▸ **Work to complete**: Print, word for word, every line from the beginning of the listing up to and including the line with "comp_ticks = [11, 10, 8, 5]". Pictures are to be excluded.

▸ **Collected data**:
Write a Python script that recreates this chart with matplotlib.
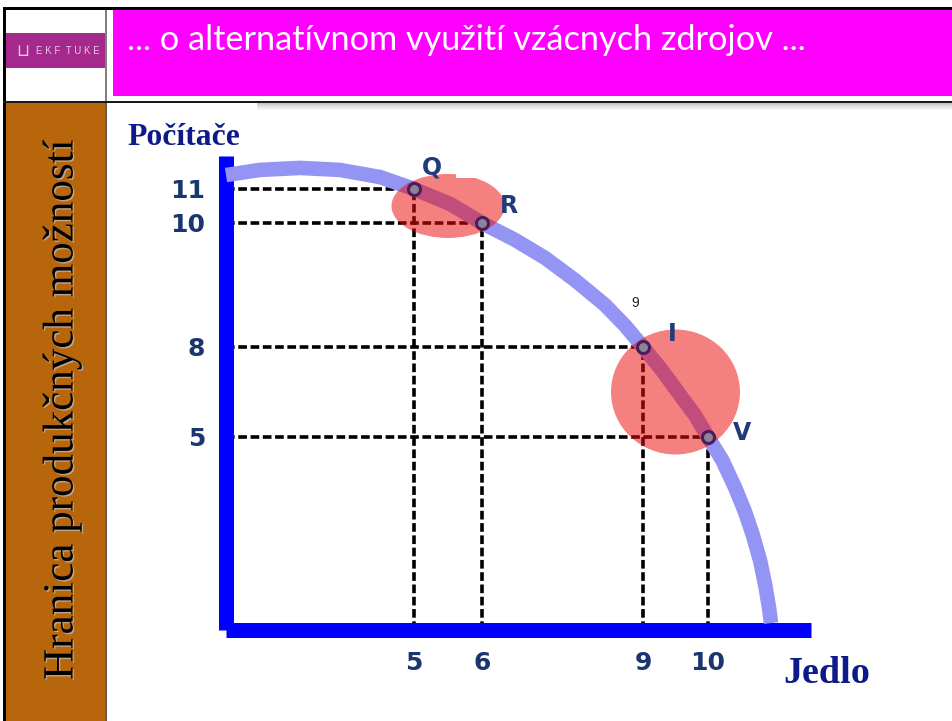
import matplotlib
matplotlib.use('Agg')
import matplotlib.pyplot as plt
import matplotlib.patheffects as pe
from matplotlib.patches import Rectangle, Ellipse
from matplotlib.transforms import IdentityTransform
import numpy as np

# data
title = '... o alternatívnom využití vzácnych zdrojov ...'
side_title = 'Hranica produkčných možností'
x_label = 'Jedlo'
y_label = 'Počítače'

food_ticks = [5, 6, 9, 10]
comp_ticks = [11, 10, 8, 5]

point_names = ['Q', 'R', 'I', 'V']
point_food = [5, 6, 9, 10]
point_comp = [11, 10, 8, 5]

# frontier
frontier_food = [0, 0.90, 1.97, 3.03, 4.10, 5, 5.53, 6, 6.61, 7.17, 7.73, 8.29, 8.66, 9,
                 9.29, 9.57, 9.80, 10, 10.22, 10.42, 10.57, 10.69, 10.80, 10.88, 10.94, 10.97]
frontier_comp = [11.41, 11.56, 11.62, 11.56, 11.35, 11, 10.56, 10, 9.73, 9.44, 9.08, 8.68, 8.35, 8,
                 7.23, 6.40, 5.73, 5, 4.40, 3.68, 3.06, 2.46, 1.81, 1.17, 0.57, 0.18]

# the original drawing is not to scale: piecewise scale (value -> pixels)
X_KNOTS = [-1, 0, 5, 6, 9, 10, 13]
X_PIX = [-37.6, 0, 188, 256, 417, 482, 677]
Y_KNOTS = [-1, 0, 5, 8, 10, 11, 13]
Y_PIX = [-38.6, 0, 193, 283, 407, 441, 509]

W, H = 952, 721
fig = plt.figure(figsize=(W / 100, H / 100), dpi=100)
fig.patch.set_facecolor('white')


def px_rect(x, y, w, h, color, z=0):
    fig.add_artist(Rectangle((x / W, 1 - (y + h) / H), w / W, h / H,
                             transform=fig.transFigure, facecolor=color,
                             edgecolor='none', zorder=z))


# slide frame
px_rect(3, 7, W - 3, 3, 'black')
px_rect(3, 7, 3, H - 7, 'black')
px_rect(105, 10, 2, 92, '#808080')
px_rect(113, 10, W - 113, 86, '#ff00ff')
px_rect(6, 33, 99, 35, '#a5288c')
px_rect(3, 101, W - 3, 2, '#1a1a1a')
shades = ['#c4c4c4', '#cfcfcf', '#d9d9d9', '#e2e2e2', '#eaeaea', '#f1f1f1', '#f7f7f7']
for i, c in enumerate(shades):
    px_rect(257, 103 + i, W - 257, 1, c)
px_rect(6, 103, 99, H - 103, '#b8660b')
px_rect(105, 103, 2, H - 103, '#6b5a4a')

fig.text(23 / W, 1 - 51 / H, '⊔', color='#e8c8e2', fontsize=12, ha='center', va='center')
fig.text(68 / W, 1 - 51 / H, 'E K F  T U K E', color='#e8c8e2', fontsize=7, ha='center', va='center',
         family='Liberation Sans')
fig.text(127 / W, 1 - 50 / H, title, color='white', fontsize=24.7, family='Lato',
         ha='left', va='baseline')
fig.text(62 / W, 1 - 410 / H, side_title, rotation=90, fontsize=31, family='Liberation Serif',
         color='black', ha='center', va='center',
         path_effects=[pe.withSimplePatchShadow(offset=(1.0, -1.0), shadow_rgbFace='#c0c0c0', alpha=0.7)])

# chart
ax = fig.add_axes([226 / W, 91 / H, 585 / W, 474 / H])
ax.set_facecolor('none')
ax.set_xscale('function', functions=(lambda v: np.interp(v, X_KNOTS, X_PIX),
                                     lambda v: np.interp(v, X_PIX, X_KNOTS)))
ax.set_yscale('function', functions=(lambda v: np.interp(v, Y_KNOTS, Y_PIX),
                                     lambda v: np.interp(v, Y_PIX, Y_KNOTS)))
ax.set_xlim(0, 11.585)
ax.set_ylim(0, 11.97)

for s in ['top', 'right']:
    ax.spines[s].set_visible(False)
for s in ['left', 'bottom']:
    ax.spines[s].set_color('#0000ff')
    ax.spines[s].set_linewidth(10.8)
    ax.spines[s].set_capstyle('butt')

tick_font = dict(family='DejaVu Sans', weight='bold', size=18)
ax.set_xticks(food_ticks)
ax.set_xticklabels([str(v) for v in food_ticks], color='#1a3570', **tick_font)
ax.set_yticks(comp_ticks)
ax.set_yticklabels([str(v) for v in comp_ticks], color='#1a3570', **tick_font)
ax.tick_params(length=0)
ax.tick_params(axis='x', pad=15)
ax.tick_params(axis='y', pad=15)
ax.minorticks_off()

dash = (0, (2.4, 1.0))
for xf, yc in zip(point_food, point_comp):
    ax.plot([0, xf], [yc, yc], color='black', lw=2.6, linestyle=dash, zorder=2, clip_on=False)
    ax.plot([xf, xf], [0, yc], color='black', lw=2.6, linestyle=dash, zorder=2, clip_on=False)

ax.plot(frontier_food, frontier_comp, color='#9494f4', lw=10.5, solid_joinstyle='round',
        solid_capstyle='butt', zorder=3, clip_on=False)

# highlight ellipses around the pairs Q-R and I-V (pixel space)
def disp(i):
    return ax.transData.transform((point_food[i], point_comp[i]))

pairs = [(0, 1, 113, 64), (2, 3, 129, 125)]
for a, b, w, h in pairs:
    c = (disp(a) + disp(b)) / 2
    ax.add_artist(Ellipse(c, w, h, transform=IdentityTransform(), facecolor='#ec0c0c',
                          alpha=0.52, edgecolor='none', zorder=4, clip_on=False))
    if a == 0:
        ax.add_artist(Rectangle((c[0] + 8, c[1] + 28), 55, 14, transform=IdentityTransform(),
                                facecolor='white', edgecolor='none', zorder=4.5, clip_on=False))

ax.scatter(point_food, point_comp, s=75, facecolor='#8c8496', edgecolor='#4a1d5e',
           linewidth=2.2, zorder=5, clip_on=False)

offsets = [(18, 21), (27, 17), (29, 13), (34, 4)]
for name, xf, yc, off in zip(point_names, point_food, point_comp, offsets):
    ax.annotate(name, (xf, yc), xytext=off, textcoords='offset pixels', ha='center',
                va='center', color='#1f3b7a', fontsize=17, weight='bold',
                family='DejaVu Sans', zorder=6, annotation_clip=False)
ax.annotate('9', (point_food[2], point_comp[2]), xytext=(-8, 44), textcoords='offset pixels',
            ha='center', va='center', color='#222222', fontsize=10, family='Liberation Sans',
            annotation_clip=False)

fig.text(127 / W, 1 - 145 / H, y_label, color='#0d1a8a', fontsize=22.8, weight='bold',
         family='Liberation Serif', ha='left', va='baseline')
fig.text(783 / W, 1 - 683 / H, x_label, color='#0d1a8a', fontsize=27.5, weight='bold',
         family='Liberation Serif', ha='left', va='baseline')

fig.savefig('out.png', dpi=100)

▸ **Right answer**:
Write a Python script that recreates this chart with matplotlib.
import matplotlib
matplotlib.use('Agg')
import matplotlib.pyplot as plt
import matplotlib.patheffects as pe
from matplotlib.patches import Rectangle, Ellipse
from matplotlib.transforms import IdentityTransform
import numpy as np

# data
title = '... o alternatívnom využití vzácnych zdrojov ...'
side_title = 'Hranica produkčných možností'
x_label = 'Jedlo'
y_label = 'Počítače'

food_ticks = [5, 6, 9, 10]
comp_ticks = [11, 10, 8, 5]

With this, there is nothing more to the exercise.